With the app developer program, approval process and store, there is a pretty
good chance (better than ever) that your device will keep working and that
apps you use can't (won't try to) do anything malicious. It lets single
developers get access to a market that is very hard to break into.

Certainly, there are decisions Apple has made with the AppStore and approvals
that are ridiculous. But, in the history of all human endeavor, there is no
complex operation that doesn't have problems. The vast majority of apps are
approved without incident. Apple has solved many more worse problems with app
distribution than the ones they created.

My main gripes are lack of transparency of the process (and your progression
through it) and no way to revert to a previously approved version (or fast
track a bug fix). Also, the lack of any way to offer paid updates is a big
issue for funding future versions of apps. The control over the platform
doesn't bother me at all (as a user or developer).

------
middayc
database error: here is the cached version
[http://209.85.129.132/search?hl=en&q=cache:http://benfry...](http://209.85.129.132/search?hl=en&q=cache:http://benfry.com/writing/archives/608&cad=h)

------
rimantas

      To use an example, if things “just worked” then I'd be able
      to copy music from my iPod back to my laptop, or from one
      machine that I own to another.
    

True for the first part, as for the second: this feature is built in into
iTunes, it even allows you to see the music that's not on your computer and
copy it with a simple drag and drop.

    
    
      The thing that will be interesting about the iPad is the experience
      of using it — something that nobody has had except for the folks at
      Apple — and as is always the case when dealing with a different type
      of interface, you're always going to be wrong.
    

Not sure what he has in mind talking about experience. I gather few folks had
a chance to try it out after it was presented and all were raving how fast
that thing is. Then a lot of folks keep saying "it's just a bigger iPhone",
but don't know what the UX will be. Well, if it just a bigger iPhone (it's
not) user experience is going to be as good, only better.

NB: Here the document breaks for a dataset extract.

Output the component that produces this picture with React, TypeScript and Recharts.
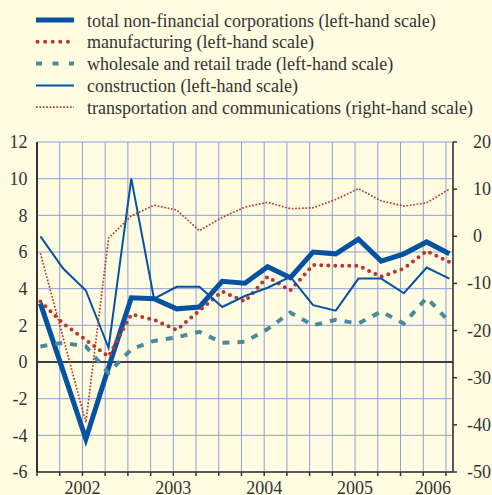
import React from 'react';
import { LineChart, Line, XAxis, YAxis, CartesianGrid, ReferenceLine, Legend } from 'recharts';

const quarters = [
  '2002 Q1', '2002 Q2', '2002 Q3', '2002 Q4',
  '2003 Q1', '2003 Q2', '2003 Q3', '2003 Q4',
  '2004 Q1', '2004 Q2', '2004 Q3', '2004 Q4',
  '2005 Q1', '2005 Q2', '2005 Q3', '2005 Q4',
  '2006 Q1', '2006 Q2', '2006 Q3',
];
const total = [3.2, -0.5, -4.2, -0.3, 3.5, 3.45, 2.9, 3.0, 4.4, 4.3, 5.2, 4.6, 6.0, 5.9, 6.7, 5.5, 5.9, 6.55, 5.9];
const manufacturing = [3.3, 2.1, 1.2, 0.3, 2.6, 2.3, 1.75, 2.8, 3.85, 3.3, 4.65, 3.9, 5.3, 5.25, 5.25, 4.65, 5.1, 6.05, 5.45];
const wholesale = [0.85, 1.05, 0.85, -0.6, 0.7, 1.15, 1.35, 1.65, 1.05, 1.1, 1.8, 2.7, 2.0, 2.3, 2.1, 2.75, 2.1, 3.5, 2.2];
const construction = [6.85, 5.1, 3.9, 0.77, 10.0, 3.45, 4.1, 4.1, 3.0, 3.6, 4.05, 4.65, 3.1, 2.8, 4.55, 4.55, 3.75, 5.15, 4.55];
const transport = [-3.6, -21.5, -39.5, -0.4, 4.3, 6.6, 5.55, 1.2, 4.0, 6.2, 7.2, 5.85, 6.05, 7.8, 10.1, 7.5, 6.4, 7.1, 10.0];

const seriesNames = [
  'total non-financial corporations (left-hand scale)',
  'manufacturing (left-hand scale)',
  'wholesale and retail trade (left-hand scale)',
  'construction (left-hand scale)',
  'transportation and communications (right-hand scale)',
];
const yearLabels = ['2002', '2003', '2004', '2005', '2006'];
const leftTicks = [-6, -4, -2, 0, 2, 4, 6, 8, 10, 12];
const rightTicks = [-50, -40, -30, -20, -10, 0, 10, 20];
const quarterTicks = quarters.map((_, i) => i);

const BLUE = '#0652a2';
const RED = '#b23a30';
const TEAL = '#4a8a9c';
const TEXT = '#333333';
const GRID = '#8e9fd8';
const BG = '#fffce1';
const FONT = '"Liberation Serif", "Times New Roman", serif';

// data sit slightly after the quarter gridline
const POINT_OFFSET = 0.15;

const data = quarters.map((q, i) => ({
  x: i + POINT_OFFSET,
  quarter: q,
  total: total[i],
  manufacturing: manufacturing[i],
  wholesale: wholesale[i],
  construction: construction[i],
  transport: transport[i],
}));

const legendStyles = [
  { stroke: BLUE, strokeWidth: 5, dash: undefined, cap: 'butt' },
  { stroke: RED, strokeWidth: 4, dash: '0 7.6', cap: 'round' },
  { stroke: TEAL, strokeWidth: 4, dash: '6 10.5', cap: 'butt' },
  { stroke: BLUE, strokeWidth: 2, dash: undefined, cap: 'butt' },
  { stroke: RED, strokeWidth: 1.7, dash: '1.7 1.7', cap: 'butt' },
];

const renderLegend = () => (
  <svg width={492} height={125} style={{ display: 'block' }}>
    {seriesNames.map((name, i) => {
      const y = 20 + i * 21.8;
      const st = legendStyles[i];
      return (
        <g key={name}>
          <line
            x1={st.cap === 'round' ? 37.5 : 36}
            x2={st.cap === 'round' ? 70 : 74}
            y1={y}
            y2={y}
            stroke={st.stroke}
            strokeWidth={st.strokeWidth}
            strokeDasharray={st.dash}
            strokeLinecap={st.cap as any}
          />
          <text x={87} y={y + 6.5} fontSize={18} fontFamily={FONT} fill={TEXT}>
            {name}
          </text>
        </g>
      );
    })}
  </svg>
);

const XTick = (props: any) => {
  const { x, y, payload } = props;
  const v = payload.value;
  if (v % 4 !== 2) return null;
  const label = yearLabels[(v - 2) / 4];
  const cx = Math.min(x, 433);
  return (
    <text x={cx} y={y} dy={16} textAnchor="middle" fontSize={18} fontFamily={FONT} fill={TEXT}>
      {label}
    </text>
  );
};

const RightTick = (props: any) => {
  const { x, y, payload } = props;
  const v = payload.value;
  return (
    <text
      x={x}
      y={y}
      dx={v < 0 ? -6 : 0}
      dy={6}
      textAnchor="start"
      fontSize={18}
      fontFamily={FONT}
      fill={TEXT}
    >
      {v < 0 ? `-${Math.abs(v)}` : `${v}`}
    </text>
  );
};

export default function App() {
  return (
    <div style={{ position: 'absolute', left: 0, top: 0, width: 492, height: 495, background: BG }}>
      <LineChart width={492} height={495} data={data} margin={{ top: 142, right: 0, bottom: 0, left: 0 }}>
        <CartesianGrid stroke={GRID} strokeWidth={1} />
        <XAxis
          dataKey="x"
          type="number"
          domain={[0, 18.31]}
          ticks={quarterTicks}
          allowDataOverflow
          height={23}
          axisLine={{ stroke: TEXT, strokeWidth: 1.5 }}
          tickLine={{ stroke: TEXT, strokeWidth: 1.5 }}
          tickSize={4}
          tickMargin={2}
          tick={<XTick />}
          interval={0}
        />
        <YAxis
          domain={[-6, 12]}
          ticks={leftTicks}
          width={37}
          axisLine={{ stroke: TEXT, strokeWidth: 2 }}
          tickLine={false}
          tickMargin={3.5}
          tick={{ fontSize: 18, fontFamily: FONT, fill: TEXT }}
          interval={0}
        />
        <YAxis
          yAxisId="right"
          orientation="right"
          domain={[-50, 20]}
          ticks={rightTicks}
          width={39}
          axisLine={{ stroke: TEXT, strokeWidth: 1.5 }}
          tickLine={{ stroke: TEXT, strokeWidth: 1.5 }}
          tickSize={4}
          tickMargin={16}
          tick={<RightTick />}
          interval={0}
        />
        <ReferenceLine y={0} stroke="#111111" strokeWidth={1.5} />
        <Legend
          content={renderLegend}
          layout="horizontal"
          verticalAlign="middle"
          align="center"
          wrapperStyle={{ position: 'absolute', top: 0, left: 0, width: 492, height: 125 }}
        />
        <Line type="linear" dataKey="total" stroke={BLUE} strokeWidth={5} dot={false} activeDot={false} isAnimationActive={false} />
        <Line type="linear" dataKey="manufacturing" stroke={RED} strokeWidth={4} strokeDasharray="0 7" strokeLinecap="round" dot={false} activeDot={false} isAnimationActive={false} />
        <Line type="linear" dataKey="wholesale" stroke={TEAL} strokeWidth={4} strokeDasharray="7 8" dot={false} activeDot={false} isAnimationActive={false} />
        <Line type="linear" dataKey="construction" stroke={BLUE} strokeWidth={2} dot={false} activeDot={false} isAnimationActive={false} />
        <Line type="linear" dataKey="transport" yAxisId="right" stroke={RED} strokeWidth={1.7} strokeDasharray="1.7 1.7" dot={false} activeDot={false} isAnimationActive={false} />
      </LineChart>
    </div>
  );
}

Then people cry and predict the end of hacking, tinkering and programming.
Folks, don't forget: with iPad also comes out new _free_ SDK. But maybe
shouting about freedom is just a tad easier than using it.

------
bugs
My favorite criticism of the ipad came from a morning show host who is
somewhat tech savvy was asked by his co-host if he wanted one he responded:

"I already have one it is called an iphone."